José Gregorio Bello Porras
El niño de la casa sólo supo la edad del abuelo cuando cumplió los noventa años y le parecieron los años del mundo desde su creación. Desde entonces lo miró con más atención, queriendo descifrar en su hablar pausado una conexión con la época de los desplazamientos a caballo, de distancias dilatadas por el sueño y el humo de ferrocarriles.
Al niño de la casa le gustaba observar sus historias de mesa y sobremesa, entre el vapor de la sopa de cebolla, con la que conjuraba el cáncer, y el tintineo de los cubiertos en la loza, aunque la pausa y los ruidos del comedor le dieran sueño en otras circunstancias. Le apetecían especialmente sus peripecias de juez de pueblo. Sus oportunas salidas verbales y más aún los escapes presurosos por puertas y pasadizos secretos, ante la amenaza de los ruines, por su esfuerzo de hacer cumplir la ley en una época donde imperaba la fuerza.
Menos le gustaban las historias de su quehacer como comerciante, comparando precios irrisorios con los del presente y utilizando extinguidas unidades monetarias y de medida. Aunque se interesaba por su manera de tomar decisiones rápidas que le llevaban a acciones como la de construir una casa después de una noche de planificación e insomnio o la vender todas sus propiedades para iniciar un nuevo negocio o asentir en la compra de una mina de oro en un territorio desconocido, de la que sólo tenía una dudosa muestra y muchísimos papeles que la describían a la manera de los tónicos capilares: Con esta inversión usted asegura su dinero ¡hasta cien veces! Y cosas por el estilo.

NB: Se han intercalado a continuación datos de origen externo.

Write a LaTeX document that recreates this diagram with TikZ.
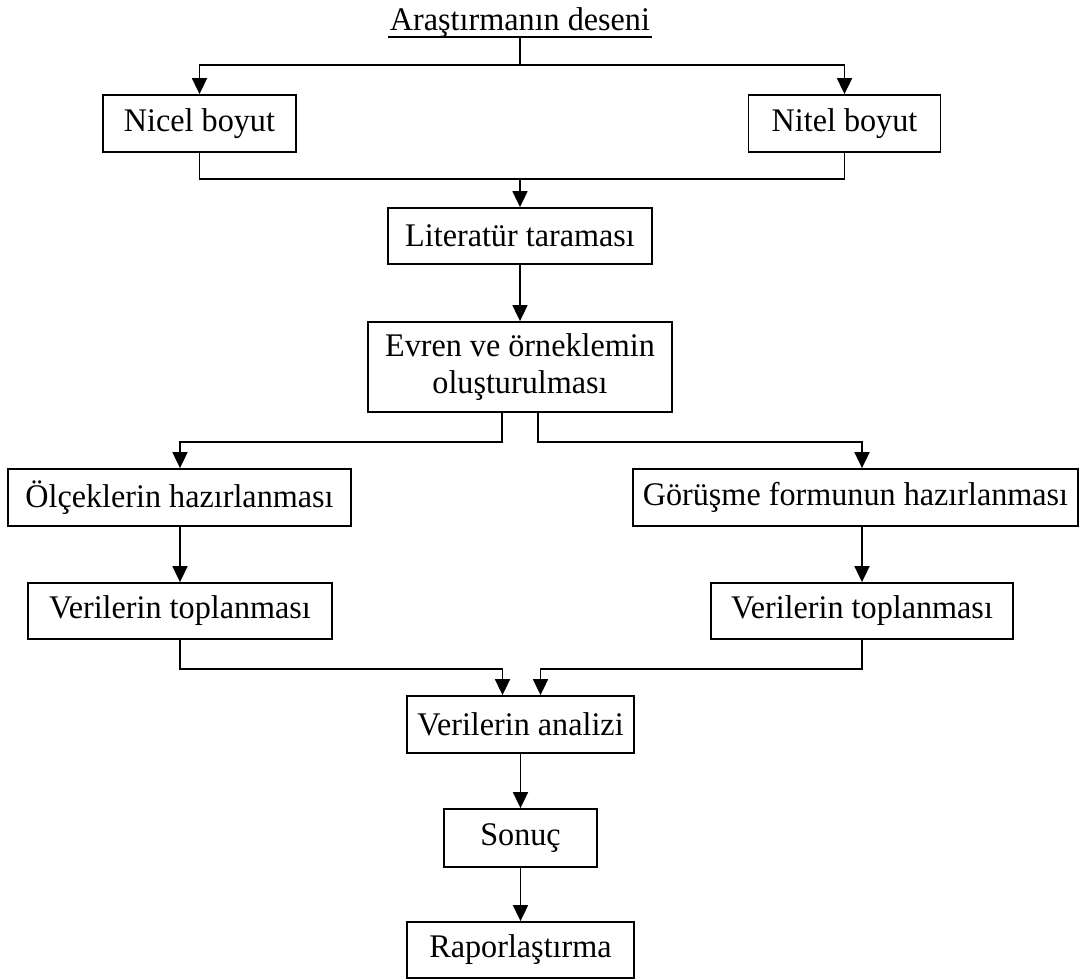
\documentclass[tikz,border=0pt]{standalone}
\usepackage{fontspec}
\setmainfont[FakeStretch=0.975]{Liberation Serif}
\usetikzlibrary{arrows.meta}
\begin{document}
\begin{tikzpicture}[x=1pt,y=-1pt,
  every node/.style={font=\fontsize{33}{37}\selectfont},
  box/.style={draw,line width=1.8pt,inner sep=0pt,minimum height=#1,align=center},
  box/.default=57pt,
  ln/.style={line width=1.8pt},
  arr/.style={line width=1.8pt,-{Triangle[length=16pt,width=15pt]}}]
\useasboundingbox (0,0) rectangle (1085,980);
% title
\node[anchor=base,inner xsep=2pt,inner ysep=0pt,text depth=7pt] (title) at (520,30) {Araştırmanın deseni};
\draw[ln] (title.south west) -- (title.south east);
% boxes
\node[box,minimum width=193pt] (nicel) at (199.5,123.5) {Nicel boyut};
\node[box,minimum width=192pt] (nitel) at (844.5,123.5) {Nitel boyut};
\node[box=56pt,minimum width=264pt] (lit) at (520,236) {Literatür taraması};
\node[box=90pt,minimum width=304pt] (evren) at (520,367) {Evren ve örneklemin\\oluşturulması};
\node[box,minimum width=343pt] (olcek) at (179.5,497.5) {Ölçeklerin hazırlanması};
\node[box,minimum width=445pt] (gorusme) at (855.5,497.5) {Görüşme formunun hazırlanması};
\node[box=56pt,minimum width=304pt] (ver1) at (180,611) {Verilerin toplanması};
\node[box=56pt,minimum width=302pt] (ver2) at (862,611) {Verilerin toplanması};
\node[box,minimum width=227pt] (analiz) at (520.5,724.5) {Verilerin analizi};
\node[box=58pt,minimum width=153pt] (sonuc) at (520.5,838) {Sonuç};
\node[box=56pt,minimum width=227pt] (rapor) at (520.5,950) {Raporlaştırma};
% connectors
\coordinate (j1) at (520,65);
\coordinate (j2) at (520,179);
\draw[ln] (title.south) -- (j1);
\draw[arr] (j1) -| (nicel.north);
\draw[arr] (j1) -| (nitel.north);
\draw[ln] (nicel.south) |- (j2) -| (nitel.south);
\draw[arr] (j2) -- (lit.north);
\draw[arr] (lit.south) -- (evren.north);
\draw[arr] ([xshift=-18pt]evren.south) -- ++(0,29) -| (olcek.north -| ver1.north);
\draw[arr] ([xshift=18pt]evren.south) -- ++(0,29) -| (gorusme.north -| ver2.north);
\draw[arr] (olcek.south -| ver1.north) -- (ver1.north);
\draw[arr] (gorusme.south -| ver2.north) -- (ver2.north);
\draw[arr] (ver1.south) -- ++(0,29) -| ([xshift=-18pt]analiz.north);
\draw[arr] (ver2.south) -- ++(0,29) -| ([xshift=20pt]analiz.north);
\draw[arr] (analiz.south) -- (sonuc.north);
\draw[arr] (sonuc.south) -- (rapor.north);
\end{tikzpicture}
\end{document}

El abuelo guardaba mucho. Sobre todo sus recuerdos y las cosas que los evocaban. Lo hacía cuidadosamente, como un embalsamador de remembranzas, en un escaparate de caoba con patas que semejaban las garras de un león.
Luego de la partida del abuelo, infamemente fue pintado de verde y saqueado por quienes parecía no importarles nada de lo que les antecediera.
Allí, en ese armario, el abuelo archivaba sus libelos y respuestas, sus cartas y mensajes, sus objetos y relojes detenidos en un tiempo definitivamente guardado en la memoria.
El abuelo demostraba gran inteligencia en cada una de sus precisas intervenciones. El niño lo comparaba, entonces, con el propio rey Salomón, después de leer los relatos de sus decisiones en la Historia Sagrada.
El abuelo conocía las leyes mejor que los abogados de la capital, quienes se hacían asesorar por él secretamente. Las aprendía de una sola lectura. Y las aplicaba con gran habilidad en inmensa cantidad de casos. El niño imagina la piedra enorme que una vez el abuelo llamó como testigo de un caso, para probar la culpabilidad del reo quien se incriminó al revelar la imposibilidad de traslado de una roca de ese tamaño. Este hecho y la carcajada que despertó le valieron luego una encarnizada persecución por parte de la banda del malhechor sentenciado.
El niño se lo imagina, entonces con capa y sombrero, montando su caballo en las sombras de la madrugada, desplazándose entre matorrales con sigilo hasta sitios más seguros, burlando a sus perseguidores con habilidosos disfraces que le parecen extraídos del carnaval veneciano.
El niño debe al abuelo, además de las intrincadas y graciosas historias, su interés por el latín. Él fue quien lo condujo un día a la sacristía y lo revistió de sotana verde y pequeña capa roja y lo puso a ayudar en los oficios de la hora santa, donde los Cofrades del Santísimo cantaban hasta que él se adormitaba. Ahora ya no podría dormir sino tendría que aprender las respuestas de las oraciones y a cantar el Tantum Ergo. También fue él quien le sugirió al padre Jesús su inclusión en el coro de la iglesia.
El abuelo salvó al niño de los miedos nocturnos cuando corporizaba su presencia casi fantasmal en su habitación, mientras la madre salía a sus reuniones políticas o sociales, dejándolo perseguido por sombras de corujas y por el recuerdo de la mismísima bruja de la bella durmiente, en su fase de dragón eyector de fuegos verdosos y creador de zarzas y alambres de púas.
El abuelo imponía seguridad y su blanca presencia perfumada en lavanda disipaba los temores aunque se mantuviese en silencio.
Por eso el niño sintió más solitarias las noches cuando el abuelo partió hacia el país pretérito de sus historias.
Por eso lo lloró en silencio y buscó ocultarse en plena calle, porque ningún recodo de la casa estaba libre de su presencia.
Y descubrió allí, en la acera de enfrente de la casa, que el abuelo regresaría apoyado en su bastón, luego de darle la vuelta al mundo, viniendo por el este después de haber partido por el oeste, como todos los días solía hacer junto al sol.